Englehardt argues that the reasons given by the ALJ for rejecting his pain symptom testimony cannot be clear and convincing, seeing as his medication dosage was repeatedly increased, and he was awaiting insurance approval for a spinal cord stimulator. See Vasquez v. Astrue, 572 F.3d 586, 591 (9th Cir.2009) (requiring “specific, clear, and convincing reasons” for rejecting symptom testimony). Yet Dr. Khan repeatedly explained that he “[does] not like to use narcotics long-term in patients with chronic pain syndromes because of tolerance, dependence, and opioid[-]induced hyperalgesia.” In Dr. Khan’s experience, “when [a spinal cord stimulator] is effective, the patient’s reliance on medication, especially narcotics, has decreased significantly.” The stimulator was merely suggested as an alternative to medications that otherwise were “controlling the pain reasonably well.” The fact that Englehardt’s pain was reasonably well controlled is a clear and convincing reason to reject his symptom testimony.

Englehardt argues that the ALJ erred in rejecting Dr. Benjamin’s opinion because a treating physician’s assessment should be given more weight. A treating physician’s opinion should be given controlling weight if it “is well-supported by medically acceptable clinical and laboratory diagnostic techniques and is not inconsistent with the other substantial evidence in [the claimant’s] case record.” 20 C.F.R. § 404.1527(c)(2). If it is not, the opinion is not entitled to controlling weight. Id. Dr. Benjamin’s opinion is not supported by objective clinical findings, and thus it is not entitled to controlling weight.

Englehardt further argues that, even if Dr.
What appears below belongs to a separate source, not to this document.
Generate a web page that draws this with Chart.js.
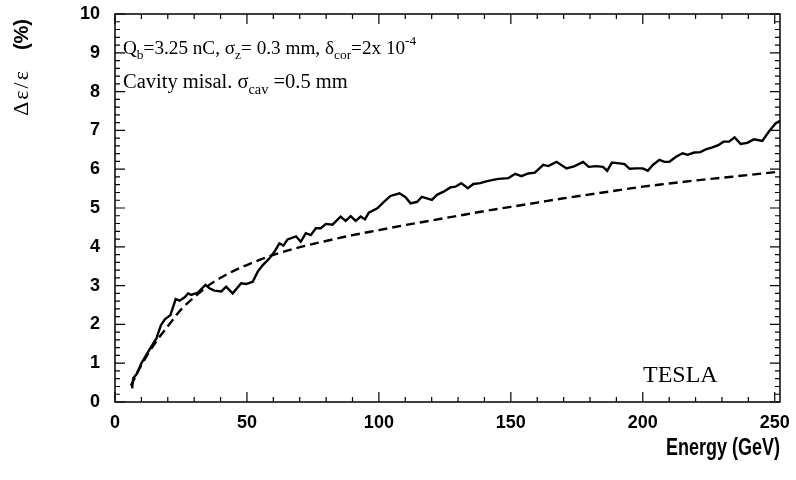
<!DOCTYPE html>
<html>
<head>
<meta charset="utf-8">
<title>Emittance growth vs energy</title>
<script src="https://cdn.jsdelivr.net/npm/chart.js@4.4.1/dist/chart.umd.min.js"></script>
<style>
    body { margin: 0; background: #fff; }
    #chart { display: block; }
</style>
</head>
<body>
<canvas id="chart" width="796" height="480"></canvas>
<script>
// Data
var simEnergy = [6.5, 6.9, 8.2, 10, 12.6, 14.5, 15.7, 17.4, 18.9, 21, 23, 24.5, 26.4, 27.7, 28.9, 31.4,
    34.3, 35.8, 37.7, 40.3, 42.1, 44.6, 47.8, 49.7, 52.2, 54.1, 56, 58.5, 60.4, 62.3, 63.8, 65.4,
    68.6, 70.4, 72.3, 74.2, 76.1, 78, 79.9, 82.4, 85.5, 87.4, 89.3, 91.2, 93.1, 94.7, 96.2, 99.4,
    101.9, 104.4, 107.8, 110.1, 112, 114.5, 116.3, 118.2, 120.1, 122, 124.5, 127.1, 129, 131.2,
    133.7, 135.8, 138.4, 140.3, 142.8, 145.3, 149.1, 151.7, 154, 156.6, 159.1, 162.3, 164.2, 167.3,
    171.1, 174.2, 177.4, 179.5, 182.4, 184.9, 186.5, 188.3, 191.2, 193.1, 195, 197.5, 200, 201.9,
    203.8, 206.3, 208.2, 210.1, 212.6, 215.1, 217, 219.5, 221.8, 223.9, 226.4, 228.6, 230.6, 232.7,
    234.8, 237.1, 239.6, 242.1, 245.3, 247.8, 250.3, 252];
var simGrowth = [0.35, 0.61, 0.72, 1.0, 1.30, 1.51, 1.64, 1.98, 2.13, 2.24, 2.65, 2.61, 2.70, 2.80, 2.76, 2.82,
    3.02, 2.93, 2.87, 2.85, 2.97, 2.80, 3.06, 3.04, 3.10, 3.36, 3.53, 3.70, 3.87, 4.09, 4.03, 4.19,
    4.27, 4.13, 4.35, 4.30, 4.48, 4.48, 4.59, 4.57, 4.78, 4.67, 4.79, 4.67, 4.78, 4.71, 4.88, 4.99,
    5.16, 5.31, 5.38, 5.28, 5.12, 5.16, 5.29, 5.25, 5.21, 5.34, 5.42, 5.53, 5.55, 5.64,
    5.51, 5.62, 5.64, 5.68, 5.72, 5.75, 5.77, 5.88, 5.82, 5.89, 5.91, 6.11, 6.08, 6.19,
    6.02, 6.08, 6.19, 6.06, 6.08, 6.06, 5.96, 6.17, 6.15, 6.13, 6.01, 6.02, 6.02, 5.96,
    6.11, 6.24, 6.19, 6.19, 6.32, 6.41, 6.37, 6.43, 6.44, 6.51, 6.56, 6.62, 6.71, 6.71,
    6.82, 6.65, 6.68, 6.77, 6.73, 6.97, 7.18, 7.25];

var fitEnergy = [6, 10, 15, 20, 25, 30, 35, 40, 45, 50, 55, 60, 70, 80, 90, 100, 110, 120, 130,
    140, 150, 160, 170, 180, 190, 200, 210, 220, 230, 240, 252];
var fitGrowth = [0.42, 0.95, 1.5, 1.95, 2.38, 2.7, 2.98, 3.2, 3.38, 3.53, 3.67, 3.79, 3.99, 4.15, 4.3,
    4.43, 4.56, 4.68, 4.8, 4.92, 5.03, 5.14, 5.25, 5.35, 5.45, 5.55, 5.63, 5.71, 5.78, 5.85, 5.94];

var xTicks = [0, 50, 100, 150, 200, 250];
var yTicks = [0, 1, 2, 3, 4, 5, 6, 7, 8, 9, 10];

function toPoints(xs, ys) {
    return xs.map(function(x, i) { return { x: x, y: ys[i] }; });
}

// draw a line of text with sub/superscripts, returns end x
function drawRich(ctx, x, y, parts, size, family) {
    parts.forEach(function(p) {
        var s = size, dy = 0;
        if (p[1] === 'sub') { s = size * 0.7; dy = size * 0.28; }
        if (p[1] === 'sup') { s = size * 0.7; dy = -size * 0.45; }
        ctx.font = s + 'px ' + family;
        ctx.fillText(p[0], x, y + dy);
        x += ctx.measureText(p[0]).width;
    });
    return x;
}

// ROOT style frame, inward ticks and labels
var framePlugin = {
    id: 'frame',
    afterDraw: function(chart) {
        var ctx = chart.ctx;
        var area = chart.chartArea;
        var xs = chart.scales.x, ys = chart.scales.y;
        ctx.save();
        ctx.strokeStyle = '#000';
        ctx.lineWidth = 1.5;
        ctx.strokeRect(area.left, area.top, area.right - area.left, area.bottom - area.top);

        ctx.lineWidth = 1.2;
        ctx.beginPath();
        for (var v = 0; v <= 250; v += 10) {
            var px = xs.getPixelForValue(v);
            var len = (v % 50 === 0) ? 10 : 5;
            ctx.moveTo(px, area.bottom); ctx.lineTo(px, area.bottom - len);
            ctx.moveTo(px, area.top); ctx.lineTo(px, area.top + len);
        }
        for (var k = 0; k <= 50; k++) {
            var py = ys.getPixelForValue(k * 0.2);
            var l = (k % 5 === 0) ? 10 : 5;
            ctx.moveTo(area.left, py); ctx.lineTo(area.left + l, py);
            ctx.moveTo(area.right, py); ctx.lineTo(area.right - l, py);
        }
        ctx.stroke();

        ctx.fillStyle = '#000';
        ctx.textAlign = 'left';
        ctx.textBaseline = 'alphabetic';
        var serif = '"Liberation Serif", "Times New Roman", serif';
        drawRich(ctx, 123, 54, [
            ['Q', 'n'], ['b', 'sub'], ['=3.25 nC, ', 'n'], ['σ', 'n'], ['z', 'sub'],
            ['= 0.3 mm, ', 'n'], ['δ', 'n'], ['cor', 'sub'], ['=2x 10', 'n'], ['-4', 'sup']
        ], 19.2, serif);
        drawRich(ctx, 123, 88, [
            ['Cavity misal. σ', 'n'], ['cav', 'sub'], [' =0.5 mm', 'n']
        ], 20.5, serif);
        ctx.font = '24px ' + serif;
        ctx.fillText('TESLA', 643, 382);

        // x axis title (narrow bold face)
        ctx.save();
        ctx.translate(780, 455);
        ctx.scale(0.75, 1);
        ctx.font = 'bold 24px "Liberation Sans", Arial, sans-serif';
        ctx.textAlign = 'right';
        ctx.fillText('Energy (GeV)', 0, 0);
        ctx.restore();

        // y axis title, rotated
        ctx.translate(28, 19);
        ctx.rotate(-Math.PI / 2);
        ctx.textAlign = 'right';
        ctx.font = 'bold 20px "Liberation Sans", Arial, sans-serif';
        ctx.fillText('(%)', 0, 0);
        var w = ctx.measureText('(%)').width;
        ctx.font = '22px ' + serif;
        ctx.letterSpacing = '2px';
        ctx.fillText('Δε/ε  ', -w - 4, 0);
        ctx.restore();
    }
};

var tickFont = { family: '"Liberation Sans", Arial, sans-serif', size: 18, weight: 'bold' };

var chart = new Chart(document.getElementById('chart'), {
    type: 'scatter',
    data: {
        datasets: [{
            label: 'simulation',
            data: toPoints(simEnergy, simGrowth),
            showLine: true,
            borderColor: '#000',
            borderWidth: 2.4,
            pointRadius: 0,
            tension: 0
        }, {
            label: 'fit',
            data: toPoints(fitEnergy, fitGrowth),
            showLine: true,
            borderColor: '#000',
            borderWidth: 2.4,
            borderDash: [9, 5],
            pointRadius: 0,
            cubicInterpolationMode: 'monotone'
        }]
    },
    options: {
        responsive: false,
        animation: false,
        devicePixelRatio: 1,
        layout: { padding: { top: 14, right: 16, left: 0, bottom: 0 } },
        plugins: {
            legend: { display: false },
            tooltip: { enabled: false }
        },
        scales: {
            x: {
                type: 'linear',
                min: 0,
                max: 252,
                grid: { display: false, drawTicks: false },
                border: { display: false },
                afterFit: function(scale) {
                    scale.height = 78;
                    scale.paddingLeft = 0;
                    scale.paddingRight = 0;
                },
                afterBuildTicks: function(scale) {
                    scale.ticks = xTicks.map(function(v) { return { value: v }; });
                },
                ticks: { color: '#000', font: tickFont, padding: 10, maxRotation: 0, autoSkip: false }
            },
            y: {
                min: 0,
                max: 10,
                grid: { display: false, drawTicks: false },
                border: { display: false },
                afterFit: function(scale) {
                    scale.width = 115;
                    scale.paddingTop = 0;
                    scale.paddingBottom = 0;
                },
                afterBuildTicks: function(scale) {
                    scale.ticks = yTicks.map(function(v) { return { value: v }; });
                },
                ticks: { color: '#000', font: tickFont, padding: 15, autoSkip: false }
            }
        }
    },
    plugins: [framePlugin]
});
</script>
</body>
</html>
Benjamin’s opinion is not entitled to controlling weight, the ALJ was nonetheless required to give clear and convincing reasons for rejecting it. The ALJ need only meet this heightened standard for rejection if the opinion at issue is not contradicted by that of another doctor. Orn v. Astrue, 495 F.3d 625, 632 (9th Cir.2007). In this case, there were multiple doctors whose opinion contradicted that of Dr. Benjamin, including an examining doctor, Dr. Ottney. Therefore, the ALJ need only provide “specific and legitimate reasons supported by substantial evidence” when rejecting Dr. Benjamin’s testimony. Id. (internal quotations omitted). “When an examining physician provides independent clinical findings that differ from the findings of the treating physician, such findings are ‘substantial evidence.’ ” Id. at 632 (quoting Miller v. Heckler, 770 F.2d 845, 849 (9th Cir.1985)) (internal quotations omitted). In this case, Dr. Ott-ney’s findings constituted substantial evidence in support of the ALJ’s specific and legitimate reasons for rejecting Dr. Benjamin’s opinion. Moreover, the ALJ properly “set forth [her] own interpretations and explained] why they, rather than the doctors”, [were] correct. Embrey v. Bowen, 849 F.2d 418, 421-22 (9th Cir.1988).

AFFIRMED. 
      
       This disposition is not appropriate for publication and is not precedent except as provided by 9th Cir. R. 36-3.